Big news for Catfish fans: Nev Schulman is having a baby with girlfriend Laura Perlongo. The announcement makes it clear the couple is seriously excited.
On Wednesday, ATTN: published a letter by Perlongo detailing how she found out she was pregnant, the reactions she got from friends, and why she and Schulman decided they were ready to be parents. Schulman posted a link to Perlongo's pregnancy announcement on Facebook with a caption:
There are no words to explain the excitement and joy I feel about becoming a father. I'm also wildly in love with this woman and so amazed and impressed with everything she does. Ahhhhhhhh!!!

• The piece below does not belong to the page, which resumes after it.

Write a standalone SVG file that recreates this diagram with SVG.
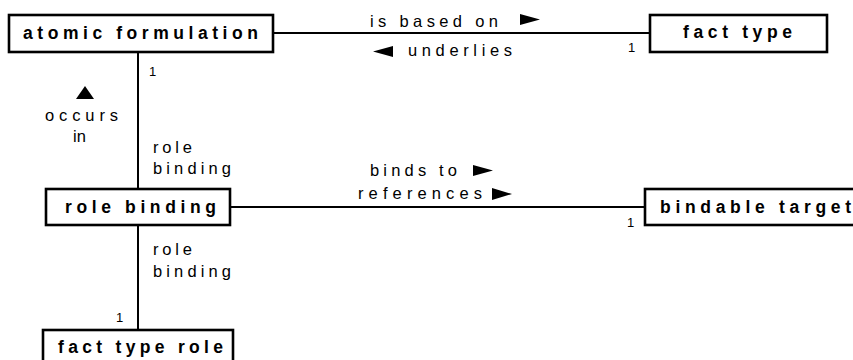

Nev Schulman is best known as the man behind Catfish, the documentary and MTV series dedicated to exposing dishonest internet daters. The show is in its fifth season, but it's not Schulman's only project. His new MTV series, Suspect, focuses on helping people who believe a loved one is keeping a major secret from them. Perlongo is also a creative. Imaginative freelance work is her focus, according to LinkedIn; she's both a copywriter and a photographer. Splitting her time between New York and LA, she collaborates with major brands: Calvin Klein, NBC, and Target are former clients. According to her website, her interests include art, friendship, and humor. Now, she's using humor to describe what it's actually like to be pregnant as a millennial.
Perlongo found out she was pregnant shortly after eating a marijuana gummy and playing cards; she'd escaped to the bathroom to take the test ("Like most girls not on birth control, every month there is a day or two where I confuse normal PMS with 'definitely pregnant.'"). Seeing two lines appear on the stick wasn't exactly a surprise: Perlongo wrote that she and Schulman had discussed having kids but hadn't established a specific timeline. Though Perlongo admitted to feeling a bit unprepared for the level of responsibility that accompanies parenthood, her joy at the opportunity outweighed her reservations:
After the initial shock/weed wore off I knew right away I wanted this baby. I was strong. I was smart. I was full of love. I COULD DO THIS! I was confident I’d be great. Nev was confident he would be great. HE COULD DO THIS!
Unfortunately, Perlongo and Schulman's friends weren't quite as excited. People questioned whether they were having kids too soon and sacrificing their independence in the process. Perlongo opened up about the way her friends' skepticism led her to question her own preparedness:
Is this what having a baby is allowed to look like? I’m not married. I make good money but it’s gig-based money. I certainly don’t have (or want) a steady job. I’m not ready to literally or figuratively ‘die’. And I don’t really have a room that resembles a living room. I could get one? Ultimate confusion set in.
Perlongo's letter goes on to offer a genuinely relatable take on what it means to pursue parenthood as a young adult. Millennials often feel the pressure to remain allegiant to traditional timelines (for example, not having kids before marriage) while recognizing that what it means to become an adult is evolving. Perlongo adopted her own method of self-reflection, balancing practical questions about having kids ("Can we nurture them physically, emotionally and financially?") with consideration of how motherhood might change her identity ("Will I become uninterested in things that aren’t my own baby?"). After a lot of soul-searching, she and Schulman decided that they were ready to expand their family:
Ultimately I didn’t believe I should deprive myself of a much-wanted experience because of stereotypical perceptions of what motherhood was supposed to look like. We can do it our way.
Perlongo's thoughts on what it means to be a millennial mother is seriously meaningful. In one letter, she manages to touch on many of the anxieties moms-to-be may feel are too taboo to discuss openly. Hopefully, Perlongo's letter will help all millennials feel more comfortable talking about the emotional challenges of pregnancy.